It’s time to ‘get-a-way’. Seymour is just 100 minutes away and the weather forecast is for sunny warm days over the other side of Australia’s Great Dividing Range. We had a steel ramp installed in the gutter where the gr8l1f.com parks so may as well give it some work to do.
The free camp across the Goulburn River near Seymour is a great spot to veg out. Lyn’s blood pressure has been up over some things at work and we are both just about over a cough/flu/cold, so the being away will bring us back to the ‘slow life’ again.
Water in various forms is a great healer and relaxer, even though we can’t bring ourselves to taking a swim in the murky Goulburn River. The cicadas started their one and only tune by 9:00am so ‘listening for silence’ was not on the agenda. There are a few campers along the river but none of them seem to make good talkers; no stories of their exploits around this great land.
The river is not a fast torrent here but sure does heal. We have quickly moved into grey nomad mode. This new motorhome is good to live in. There is a nice feel about it and everything works well. A cuppa in bed looking over the river is always the order of the day but the early arrival is not what today is all about. At home, the cuppa comes along at 6-7:00am, but today, we have slept in and 9:00am starts our day – after the cicadas have revved up. Days of ‘doing nothing’ should be part of everyone’s life. Interrupting ‘busyness’ should be on every agenda. Lyn needed the break and it sure did wonders.
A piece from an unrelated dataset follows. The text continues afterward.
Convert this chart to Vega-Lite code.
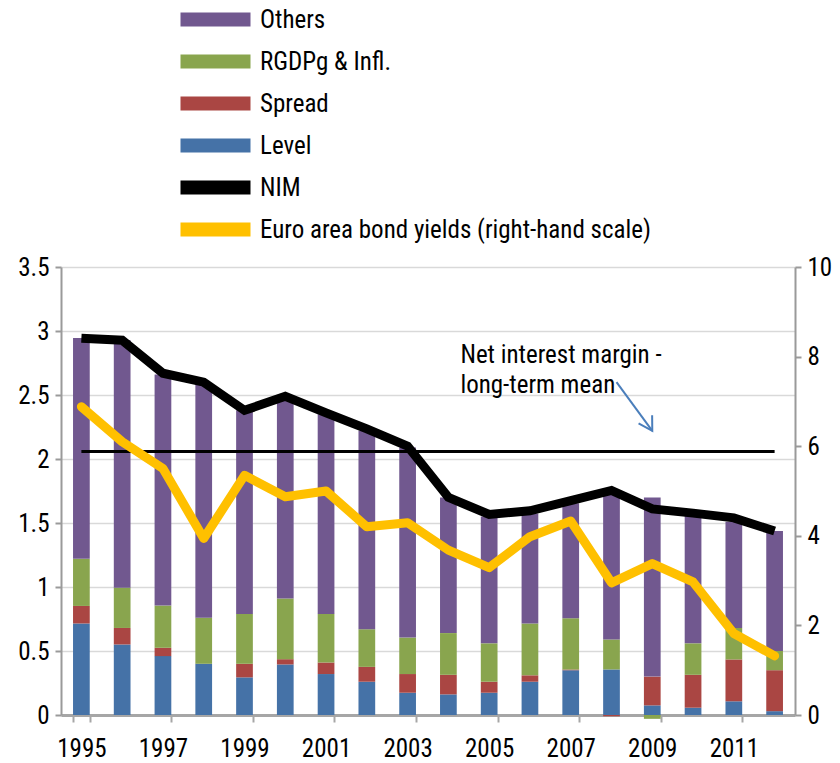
{
  "$schema": "https://vega.github.io/schema/vega-lite/v6.json",
  "width": 734,
  "height": 448,
  "autosize": "none",
  "padding": {"left": 61, "top": 267, "right": 45, "bottom": 48},
  "config": {
    "font": "Liberation Sans Narrow, Roboto Condensed, DejaVu Sans Condensed, Liberation Sans, sans-serif",
    "view": {"stroke": null},
    "text": {"font": "Liberation Sans Narrow, Roboto Condensed, DejaVu Sans Condensed, Liberation Sans, sans-serif"},
    "axis": {"labelFont": "Liberation Sans Narrow, Roboto Condensed, DejaVu Sans Condensed, Liberation Sans, sans-serif", "labelFontSize": 25, "labelColor": "#000000", "title": null, "domainColor": "#9a9a9a", "tickColor": "#9a9a9a", "domainWidth": 2, "tickWidth": 2},
    "legend": {"labelFont": "Liberation Sans Narrow, Roboto Condensed, DejaVu Sans Condensed, Liberation Sans, sans-serif", "labelFontSize": 25, "labelColor": "#000000"}
  },
  "datasets": {
    "bars": [
      {"year": 1995, "component": "Level", "value": 0.715}, {"year": 1995, "component": "Spread", "value": 0.137}, {"year": 1995, "component": "RGDPg & Infl.", "value": 0.368}, {"year": 1995, "component": "Others", "value": 1.725},
      {"year": 1996, "component": "Level", "value": 0.551}, {"year": 1996, "component": "Spread", "value": 0.129}, {"year": 1996, "component": "RGDPg & Infl.", "value": 0.315}, {"year": 1996, "component": "Others", "value": 1.935},
      {"year": 1997, "component": "Level", "value": 0.46}, {"year": 1997, "component": "Spread", "value": 0.065}, {"year": 1997, "component": "RGDPg & Infl.", "value": 0.33}, {"year": 1997, "component": "Others", "value": 1.805},
      {"year": 1998, "component": "Level", "value": 0.40}, {"year": 1998, "component": "Spread", "value": 0.0}, {"year": 1998, "component": "RGDPg & Infl.", "value": 0.36}, {"year": 1998, "component": "Others", "value": 1.83},
      {"year": 1999, "component": "Level", "value": 0.294}, {"year": 1999, "component": "Spread", "value": 0.106}, {"year": 1999, "component": "RGDPg & Infl.", "value": 0.39}, {"year": 1999, "component": "Others", "value": 1.59},
      {"year": 2000, "component": "Level", "value": 0.395}, {"year": 2000, "component": "Spread", "value": 0.041}, {"year": 2000, "component": "RGDPg & Infl.", "value": 0.474}, {"year": 2000, "component": "Others", "value": 1.57},
      {"year": 2001, "component": "Level", "value": 0.32}, {"year": 2001, "component": "Spread", "value": 0.09}, {"year": 2001, "component": "RGDPg & Infl.", "value": 0.38}, {"year": 2001, "component": "Others", "value": 1.56},
      {"year": 2002, "component": "Level", "value": 0.26}, {"year": 2002, "component": "Spread", "value": 0.116}, {"year": 2002, "component": "RGDPg & Infl.", "value": 0.294}, {"year": 2002, "component": "Others", "value": 1.55},
      {"year": 2003, "component": "Level", "value": 0.174}, {"year": 2003, "component": "Spread", "value": 0.146}, {"year": 2003, "component": "RGDPg & Infl.", "value": 0.285}, {"year": 2003, "component": "Others", "value": 1.485},
      {"year": 2004, "component": "Level", "value": 0.161}, {"year": 2004, "component": "Spread", "value": 0.153}, {"year": 2004, "component": "RGDPg & Infl.", "value": 0.326}, {"year": 2004, "component": "Others", "value": 1.06},
      {"year": 2005, "component": "Level", "value": 0.174}, {"year": 2005, "component": "Spread", "value": 0.086}, {"year": 2005, "component": "RGDPg & Infl.", "value": 0.30}, {"year": 2005, "component": "Others", "value": 0.99},
      {"year": 2006, "component": "Level", "value": 0.26}, {"year": 2006, "component": "Spread", "value": 0.05}, {"year": 2006, "component": "RGDPg & Infl.", "value": 0.405}, {"year": 2006, "component": "Others", "value": 0.86},
      {"year": 2007, "component": "Level", "value": 0.35}, {"year": 2007, "component": "Spread", "value": 0.005}, {"year": 2007, "component": "RGDPg & Infl.", "value": 0.40}, {"year": 2007, "component": "Others", "value": 0.90},
      {"year": 2008, "component": "Level", "value": 0.356}, {"year": 2008, "component": "Spread", "value": -0.01}, {"year": 2008, "component": "RGDPg & Infl.", "value": 0.234}, {"year": 2008, "component": "Others", "value": 1.14},
      {"year": 2009, "component": "Level", "value": 0.075}, {"year": 2009, "component": "Spread", "value": 0.225}, {"year": 2009, "component": "RGDPg & Infl.", "value": -0.03}, {"year": 2009, "component": "Others", "value": 1.40},
      {"year": 2010, "component": "Level", "value": 0.057}, {"year": 2010, "component": "Spread", "value": 0.257}, {"year": 2010, "component": "RGDPg & Infl.", "value": 0.246}, {"year": 2010, "component": "Others", "value": 1.00},
      {"year": 2011, "component": "Level", "value": 0.107}, {"year": 2011, "component": "Spread", "value": 0.327}, {"year": 2011, "component": "RGDPg & Infl.", "value": 0.246}, {"year": 2011, "component": "Others", "value": 0.83},
      {"year": 2012, "component": "Level", "value": 0.03}, {"year": 2012, "component": "Spread", "value": 0.32}, {"year": 2012, "component": "RGDPg & Infl.", "value": 0.15}, {"year": 2012, "component": "Others", "value": 0.937}
    ],
    "lines": [
      {"year": 1995, "nim": 2.944, "bond": 6.88},
      {"year": 1996, "nim": 2.928, "bond": 6.10},
      {"year": 1997, "nim": 2.67, "bond": 5.50},
      {"year": 1998, "nim": 2.60, "bond": 3.94},
      {"year": 1999, "nim": 2.38, "bond": 5.35},
      {"year": 2000, "nim": 2.49, "bond": 4.87},
      {"year": 2001, "nim": 2.36, "bond": 5.00},
      {"year": 2002, "nim": 2.235, "bond": 4.20},
      {"year": 2003, "nim": 2.10, "bond": 4.29},
      {"year": 2004, "nim": 1.70, "bond": 3.68},
      {"year": 2005, "nim": 1.567, "bond": 3.29},
      {"year": 2006, "nim": 1.595, "bond": 3.98},
      {"year": 2007, "nim": 1.675, "bond": 4.33},
      {"year": 2008, "nim": 1.754, "bond": 2.95},
      {"year": 2009, "nim": 1.61, "bond": 3.38},
      {"year": 2010, "nim": 1.577, "bond": 2.97},
      {"year": 2011, "nim": 1.54, "bond": 1.82},
      {"year": 2012, "nim": 1.437, "bond": 1.32}
    ],
    "mean": [{"year": 1995, "v": 2.058}, {"year": 2012, "v": 2.058}],
    "note": [{"year": 2004, "v": 2.75, "t": "Net interest margin -\nlong-term mean"}],
    "arrow": [{"year": 2008, "year2": 2009, "y1": 2.60, "y2": 2.22}]
  },
  "encoding": {
    "x": {
      "field": "year", "type": "ordinal",
      "scale": {"paddingInner": 0.59, "paddingOuter": 0.295},
      "axis": {"values": [1995, 1997, 1999, 2001, 2003, 2005, 2007, 2009, 2011], "tickBand": "extent", "labelAngle": 0, "tickSize": 7, "labelPadding": 14, "domainWidth": 3, "domainColor": "#a6a6a6", "tickColor": "#a6a6a6", "grid": false, "title": null}
    }
  },
  "layer": [
    {
      "layer": [
        {
          "data": {"name": "bars"},
          "transform": [{"calculate": "indexof(['Level','Spread','RGDPg & Infl.','Others'], datum.component)", "as": "stackOrder"}],
          "mark": {"type": "bar"},
          "encoding": {
            "y": {"field": "value", "type": "quantitative", "stack": "zero",
              "scale": {"domain": [0, 3.5], "nice": false, "zero": false},
              "axis": {"values": [0, 0.5, 1, 1.5, 2, 2.5, 3, 3.5], "format": "~g", "grid": true, "gridColor": "#d9d9d9", "gridWidth": 1.5, "tickSize": 6, "labelPadding": 6, "title": null}},
            "order": {"field": "stackOrder", "type": "quantitative"},
            "color": {"field": "component", "type": "nominal",
              "scale": {"domain": ["Others", "RGDPg & Infl.", "Spread", "Level", "NIM", "Euro area bond yields (right-hand scale)"],
                        "range": ["#71588F", "#89A54E", "#AA4643", "#4572A7", "#000000", "#FFC000"]},
              "legend": {"orient": "none", "legendX": 142, "legendY": -260, "title": null, "padding": 0,
                "symbolType": "M-5,-1H5V1H-5Z", "symbolSize": 196, "symbolStrokeWidth": 0,
                "labelOffset": 32, "rowPadding": 16, "labelLimit": 600,
                "encode": {"symbols": {"update": {"fill": {"scale": "color", "field": "value"}, "stroke": {"value": "transparent"}, "opacity": {"value": 1}, "shape": {"value": "M-5,-1H5V1H-5Z"}, "size": {"value": 196}}}}}}
          }
        },
        {
          "data": {"name": "mean"},
          "mark": {"type": "line", "color": "#000000", "strokeWidth": 3},
          "encoding": {"y": {"field": "v", "type": "quantitative"}}
        },
        {
          "data": {"name": "lines"},
          "mark": {"type": "line", "strokeWidth": 9},
          "encoding": {"y": {"field": "nim", "type": "quantitative"}, "color": {"datum": "NIM"}}
        },
        {
          "data": {"name": "note"},
          "mark": {"type": "text", "align": "left", "baseline": "alphabetic", "dx": 12, "fontSize": 25, "lineHeight": 30, "lineBreak": "\n", "color": "#000000"},
          "encoding": {"y": {"field": "v", "type": "quantitative"}, "text": {"field": "t"}}
        },
        {
          "data": {"name": "arrow"},
          "mark": {"type": "rule", "color": "#4a7ebb", "strokeWidth": 2},
          "encoding": {"x": {"field": "year", "type": "ordinal", "bandPosition": 0.8}, "x2": {"field": "year2"}, "y": {"field": "y1", "type": "quantitative"}, "y2": {"field": "y2"}}
        },
        {
          "data": {"name": "arrow"},
          "mark": {"type": "point", "shape": "M-0.5,-0.85L0,0L0.5,-0.85", "filled": false, "stroke": "#4a7ebb", "strokeWidth": 2, "size": 1000, "angle": -31, "opacity": 1},
          "encoding": {"x": {"field": "year2", "type": "ordinal"}, "y": {"field": "y2", "type": "quantitative"}}
        }
      ]
    },
    {
      "data": {"name": "lines"},
      "mark": {"type": "line", "strokeWidth": 9, "strokeCap": "round", "strokeJoin": "round"},
      "encoding": {
        "y": {"field": "bond", "type": "quantitative", "scale": {"domain": [0, 10], "nice": false},
          "axis": {"orient": "right", "values": [0, 2, 4, 6, 8, 10], "grid": false, "tickSize": 6, "labelPadding": 6, "title": null}},
        "color": {"datum": "Euro area bond yields (right-hand scale)"}
      }
    }
  ],
  "resolve": {"scale": {"y": "independent"}}
}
Sunday came and so did the 9:00am cuppa tea and the fruit salad and waffles for breakfast. Another glorious blue sky day, and the cicadas on their finely tuned rendition of ‘a day in the life of a noisy member of Noah’s ark’ were at it again. A massage on the banks of a river is always hard to knock back and Lyn was able to enjoy that; I missed out again.
In the late afternoon, we took the long way around to the town of Seymour. The ride on the trail across the river from our camping spot, is sealed and easy to enjoy. Shady trees arched across the path which at some places camouflaged the pot holes in the trail causing a sudden shudder in the bike. The free camp at Seymour doesn’t have a toilet like many of the free camps around Australia, but we hear one is to be constructed – soon. (Soon is a word often used by councils to describe a time period meaning ‘a day in the distant future’). We found the closest toilet to the camp site. It is so far away that if you had to walk to the loo each time you wanted to use it, you would forget why you had made the 4 or 5 km trudge in the first place. (Shsssshhh I used the loo in the motor home for the first ever time – don’t tell the family).
Our decision to return home early Monday morning was a good one as the traffic was good and the early morning mist hanging around the farms was a great sight to enjoy. Seymour? A great spot for a couple of days of R&R. We recommend it and will be back.